= TASK REQUIREMENTS =
The material below should be written out in full and exactly; pictures stay out of the copy.

* * * * *

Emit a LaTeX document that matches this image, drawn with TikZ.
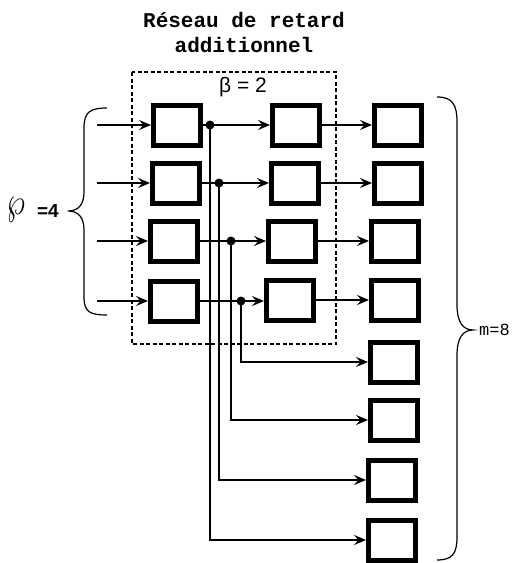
\documentclass[tikz,border=0pt]{standalone}
\usepackage{fontspec}
\usepackage{graphicx}
\newfontfamily\monofont{Liberation Mono}
\newfontfamily\arialfont{Liberation Sans}
\usetikzlibrary{arrows.meta}
\begin{document}
\begin{tikzpicture}[x=1pt,y=-1pt,
  blk/.style={draw, line width=5pt, minimum width=47pt, minimum height=40pt, inner sep=0pt},
  conn/.style={line width=1.6pt, -{Stealth[length=12pt,width=10pt,inset=4.5pt]}},
  dotmark/.style={circle, fill=black, inner sep=0pt, minimum size=9pt},
  brc/.style={line width=1.2pt},
  frame/.style={line width=1.2pt, dash pattern=on 4pt off 2.5pt}]
\useasboundingbox (0,0) rectangle (522,563);
% title
\node[font=\monofont\bfseries\fontsize{21}{25}\selectfont, align=center] (title) at (244,32)
  {Réseau de retard\\additionnel};
% dashed frame
\draw[frame] (132,72) rectangle (336,344);
\node[font=\arialfont\fontsize{21}{24}\selectfont] (beta) at (243,87) {β = 2};
% column 1
\node[blk] (a1) at (177,125) {};
\node[blk] (a2) at (176,183) {};
\node[blk] (a3) at (174,241) {};
\node[blk] (a4) at (174,301) {};
% column 2
\node[blk] (b1) at (296,125) {};
\node[blk] (b2) at (295,183) {};
\node[blk] (b3) at (292,241) {};
\node[blk] (b4) at (290,300) {};
% column 3
\node[blk] (c1) at (398,125) {};
\node[blk] (c2) at (398,183) {};
\node[blk] (c3) at (395,241) {};
\node[blk] (c4) at (395,300) {};
\node[blk] (c5) at (394,362) {};
\node[blk] (c6) at (394,420) {};
\node[blk] (c7) at (392,480) {};
\node[blk] (c8) at (392,540) {};
% inputs
\coordinate (i1) at (97,125);
\coordinate (i2) at (97,183);
\coordinate (i3) at (97,241);
\coordinate (i4) at (97,301);
\foreach \k in {1,2,3,4}{\draw[conn] (i\k) -- (a\k.west);}
% column1 -> column2
\foreach \k in {1,2,3,4}{\draw[conn] (a\k.east) -- (b\k.west|-a\k.east);}
% column2 -> column3
\foreach \k in {1,2,3,4}{\draw[conn] (b\k.east) -- (c\k.west|-b\k.east);}
% dots
\node[dotmark] (d1) at (210,125) {};
\node[dotmark] (d2) at (219,183) {};
\node[dotmark] (d3) at (231,241) {};
\node[dotmark] (d4) at (241,301) {};
% drops
\draw[conn] (d1.center) |- (c8.west);
\draw[conn] (d2.center) |- (c7.west);
\draw[conn] (d3.center) |- (c6.west);
\draw[conn] (d4.center) |- (c5.west);
% left brace
\draw[brc] (107,108) .. controls (90,108) and (84,112) .. (84,128) -- (84,192)
  .. controls (84,205) and (78,211) .. (68,211)
  .. controls (78,211) and (84,217) .. (84,230) -- (84,297)
  .. controls (84,312) and (90,315) .. (107,315);
\node[anchor=east, inner sep=0pt, font=\arialfont\bfseries\fontsize{19}{21}\selectfont] (p) at (59,211) {=4};
\node[inner sep=0pt] (wp) at (16,210) {\resizebox*{18pt}{24pt}{$\wp$}};
% right brace
\draw[brc] (437,97) .. controls (452,97) and (457,104) .. (457,122) -- (457,305)
  .. controls (457,322) and (463,330) .. (473,330)
  .. controls (463,330) and (457,338) .. (457,355) -- (457,537)
  .. controls (457,554) and (452,560) .. (437,560);
\node[anchor=west, inner sep=0pt, font=\monofont\fontsize{17}{20}\selectfont] (m) at (479,330) {m=8};
\end{tikzpicture}
\end{document}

* * * * *

= TASK RESULT =
Emit a LaTeX document that matches this image, drawn with TikZ.
\documentclass[tikz,border=0pt]{standalone}
\usepackage{fontspec}
\usepackage{graphicx}
\newfontfamily\monofont{Liberation Mono}
\newfontfamily\arialfont{Liberation Sans}
\usetikzlibrary{arrows.meta}
\begin{document}
\begin{tikzpicture}[x=1pt,y=-1pt,
  blk/.style={draw, line width=5pt, minimum width=47pt, minimum height=40pt, inner sep=0pt},
  conn/.style={line width=1.6pt, -{Stealth[length=12pt,width=10pt,inset=4.5pt]}},
  dotmark/.style={circle, fill=black, inner sep=0pt, minimum size=9pt},
  brc/.style={line width=1.2pt},
  frame/.style={line width=1.2pt, dash pattern=on 4pt off 2.5pt}]
\useasboundingbox (0,0) rectangle (522,563);
% title
\node[font=\monofont\bfseries\fontsize{21}{25}\selectfont, align=center] (title) at (244,32)
  {Réseau de retard\\additionnel};
% dashed frame
\draw[frame] (132,72) rectangle (336,344);
\node[font=\arialfont\fontsize{21}{24}\selectfont] (beta) at (243,87) {β = 2};
% column 1
\node[blk] (a1) at (177,125) {};
\node[blk] (a2) at (176,183) {};
\node[blk] (a3) at (174,241) {};
\node[blk] (a4) at (174,301) {};
% column 2
\node[blk] (b1) at (296,125) {};
\node[blk] (b2) at (295,183) {};
\node[blk] (b3) at (292,241) {};
\node[blk] (b4) at (290,300) {};
% column 3
\node[blk] (c1) at (398,125) {};
\node[blk] (c2) at (398,183) {};
\node[blk] (c3) at (395,241) {};
\node[blk] (c4) at (395,300) {};
\node[blk] (c5) at (394,362) {};
\node[blk] (c6) at (394,420) {};
\node[blk] (c7) at (392,480) {};
\node[blk] (c8) at (392,540) {};
% inputs
\coordinate (i1) at (97,125);
\coordinate (i2) at (97,183);
\coordinate (i3) at (97,241);
\coordinate (i4) at (97,301);
\foreach \k in {1,2,3,4}{\draw[conn] (i\k) -- (a\k.west);}
% column1 -> column2
\foreach \k in {1,2,3,4}{\draw[conn] (a\k.east) -- (b\k.west|-a\k.east);}
% column2 -> column3
\foreach \k in {1,2,3,4}{\draw[conn] (b\k.east) -- (c\k.west|-b\k.east);}
% dots
\node[dotmark] (d1) at (210,125) {};
\node[dotmark] (d2) at (219,183) {};
\node[dotmark] (d3) at (231,241) {};
\node[dotmark] (d4) at (241,301) {};
% drops
\draw[conn] (d1.center) |- (c8.west);
\draw[conn] (d2.center) |- (c7.west);
\draw[conn] (d3.center) |- (c6.west);
\draw[conn] (d4.center) |- (c5.west);
% left brace
\draw[brc] (107,108) .. controls (90,108) and (84,112) .. (84,128) -- (84,192)
  .. controls (84,205) and (78,211) .. (68,211)
  .. controls (78,211) and (84,217) .. (84,230) -- (84,297)
  .. controls (84,312) and (90,315) .. (107,315);
\node[anchor=east, inner sep=0pt, font=\arialfont\bfseries\fontsize{19}{21}\selectfont] (p) at (59,211) {=4};
\node[inner sep=0pt] (wp) at (16,210) {\resizebox*{18pt}{24pt}{$\wp$}};
% right brace
\draw[brc] (437,97) .. controls (452,97) and (457,104) .. (457,122) -- (457,305)
  .. controls (457,322) and (463,330) .. (473,330)
  .. controls (463,330) and (457,338) .. (457,355) -- (457,537)
  .. controls (457,554) and (452,560) .. (437,560);
\node[anchor=west, inner sep=0pt, font=\monofont\fontsize{17}{20}\selectfont] (m) at (479,330) {m=8};
\end{tikzpicture}
\end{document}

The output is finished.